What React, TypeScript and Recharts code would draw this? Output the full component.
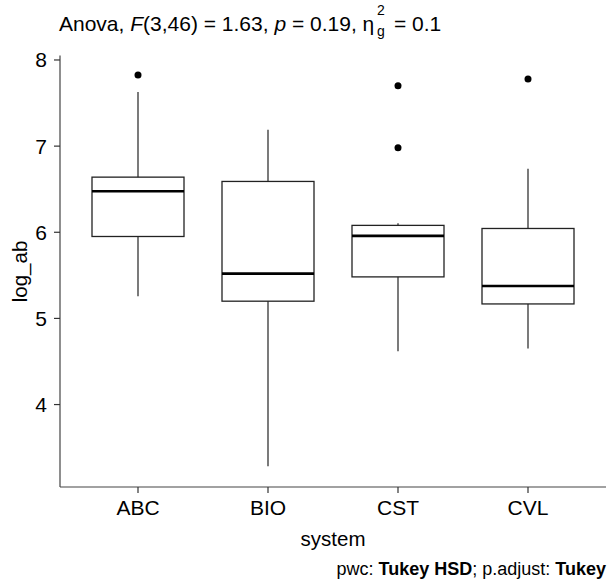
import { ComposedChart, Bar, Scatter, XAxis, YAxis } from "recharts";

// box statistics per system
const systems = ["ABC", "BIO", "CST", "CVL"];
const whiskerLow = [5.258, 3.283, 4.619, 4.65];
const q1 = [5.951, 5.2, 5.482, 5.168];
const median = [6.477, 5.52, 5.958, 5.377];
const q3 = [6.64, 6.59, 6.08, 6.044];
const whiskerHigh = [7.627, 7.19, 6.106, 6.736];

// points beyond the whiskers
const outlierSystem = ["ABC", "CST", "CST", "CVL"];
const outlierValue = [7.825, 7.7, 6.98, 7.778];

const yTicks = [4, 5, 6, 7, 8];

const data = systems.map((s, i) => ({
  system: s,
  whisker: [whiskerLow[i], whiskerHigh[i]],
  box: [q1[i], q3[i]],
  median: median[i],
}));

const outliers = outlierSystem.map((s, i) => ({ system: s, value: outlierValue[i] }));

const FONT = "'Liberation Sans', Arial, sans-serif";
const BOX_W = 92;

const WhiskerShape = (props: any) => {
  const { x, y, width, height } = props;
  const cx = x + width / 2;
  const top = Math.min(y, y + height);
  return <line x1={cx} x2={cx} y1={top} y2={top + Math.abs(height)} stroke="#333" strokeWidth={1.3} />;
};

const BoxShape = (props: any) => {
  const { x, y, width, height } = props;
  const top = Math.min(y, y + height);
  return (
    <rect x={x} y={top} width={width} height={Math.abs(height)} fill="#fff" stroke="#222" strokeWidth={1.3} />
  );
};

const MedianShape = (props: any) => {
  const { cx, cy } = props;
  return <line x1={cx - BOX_W / 2} x2={cx + BOX_W / 2} y1={cy} y2={cy} stroke="#000" strokeWidth={2.6} />;
};

const Dot = (props: any) => <circle cx={props.cx} cy={props.cy} r={3.5} fill="#000" />;

export default function App() {
  const tick = { fontSize: 21, fill: "#000", fontFamily: FONT };
  return (
    <div style={{ position: "absolute", left: 0, top: 0, width: 608, height: 580, background: "#fff" }}>
      <ComposedChart
        width={608}
        height={580}
        data={data}
        margin={{ top: 55.5, right: 2, bottom: 63, left: 0 }}
      >
        <XAxis
          xAxisId="a"
          dataKey="system"
          type="category"
          allowDuplicatedCategory={false}
          padding={{ left: 13, right: 13 }}
          height={30}
          tick={tick}
          tickSize={6}
          tickMargin={7}
          axisLine={{ stroke: "#444", strokeWidth: 1.2 }}
          tickLine={{ stroke: "#333", strokeWidth: 1.2 }}
        />
        <XAxis
          xAxisId="b"
          dataKey="system"
          type="category"
          allowDuplicatedCategory={false}
          padding={{ left: 13, right: 13 }}
          hide
        />
        <YAxis
          type="number"
          domain={[3.043, 8.052]}
          ticks={yTicks}
          allowDataOverflow
          width={60}
          tick={tick}
          tickSize={6}
          tickMargin={7}
          axisLine={{ stroke: "#444", strokeWidth: 1.2 }}
          tickLine={{ stroke: "#333", strokeWidth: 1.2 }}
        />
        <Bar xAxisId="a" dataKey="whisker" barSize={BOX_W} shape={WhiskerShape} isAnimationActive={false} />
        <Bar xAxisId="b" dataKey="box" barSize={BOX_W} shape={BoxShape} isAnimationActive={false} />
        <Scatter xAxisId="a" dataKey="median" shape={MedianShape} isAnimationActive={false} />
        <Scatter xAxisId="a" data={outliers} dataKey="value" shape={Dot} isAnimationActive={false} />
      </ComposedChart>
      <svg
        width={608}
        height={580}
        style={{ position: "absolute", left: 0, top: 0, pointerEvents: "none" }}
        fontFamily={FONT}
      >
        <text x={59} y={31} fontSize={21} fill="#000">
          Anova, <tspan fontStyle="italic">F</tspan>(3,46) = 1.63, <tspan fontStyle="italic">p</tspan> = 0.19, η
        </text>
        <text x={377} y={15} fontSize={14} fill="#000">2</text>
        <text x={377} y={36} fontSize={14} fill="#000">g</text>
        <text x={394} y={31} fontSize={21} fill="#000">= 0.1</text>
        <text x={333} y={546} fontSize={20.5} fill="#000" textAnchor="middle">system</text>
        <text x={27} y={271.5} fontSize={20.5} fill="#000" textAnchor="middle" transform="rotate(-90 27 271.5)">
          log_ab
        </text>
        <text x={606} y={575} fontSize={18} fill="#000" textAnchor="end">
          pwc: <tspan fontWeight="bold">Tukey HSD</tspan>; p.adjust: <tspan fontWeight="bold">Tukey</tspan>
        </text>
      </svg>
    </div>
  );
}
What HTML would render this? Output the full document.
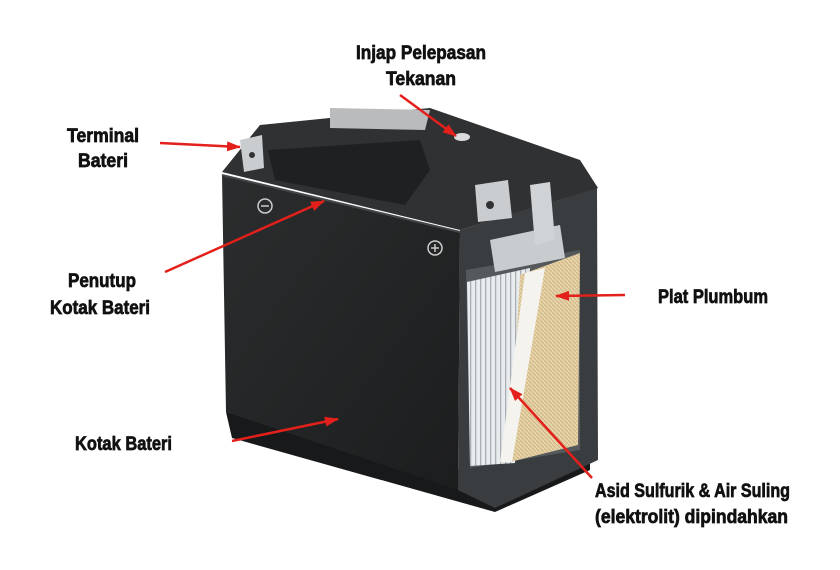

• _Written instruction_:
Without the pictures, repeat the entries above line by line, from the first through the one that contains "Scatter, XAxis, YAxis", both ends included.

• _Answer for this exercise_:
What React, TypeScript and Recharts code would draw this? Output the full component.
import { ComposedChart, Bar, Scatter, XAxis, YAxis } from "recharts";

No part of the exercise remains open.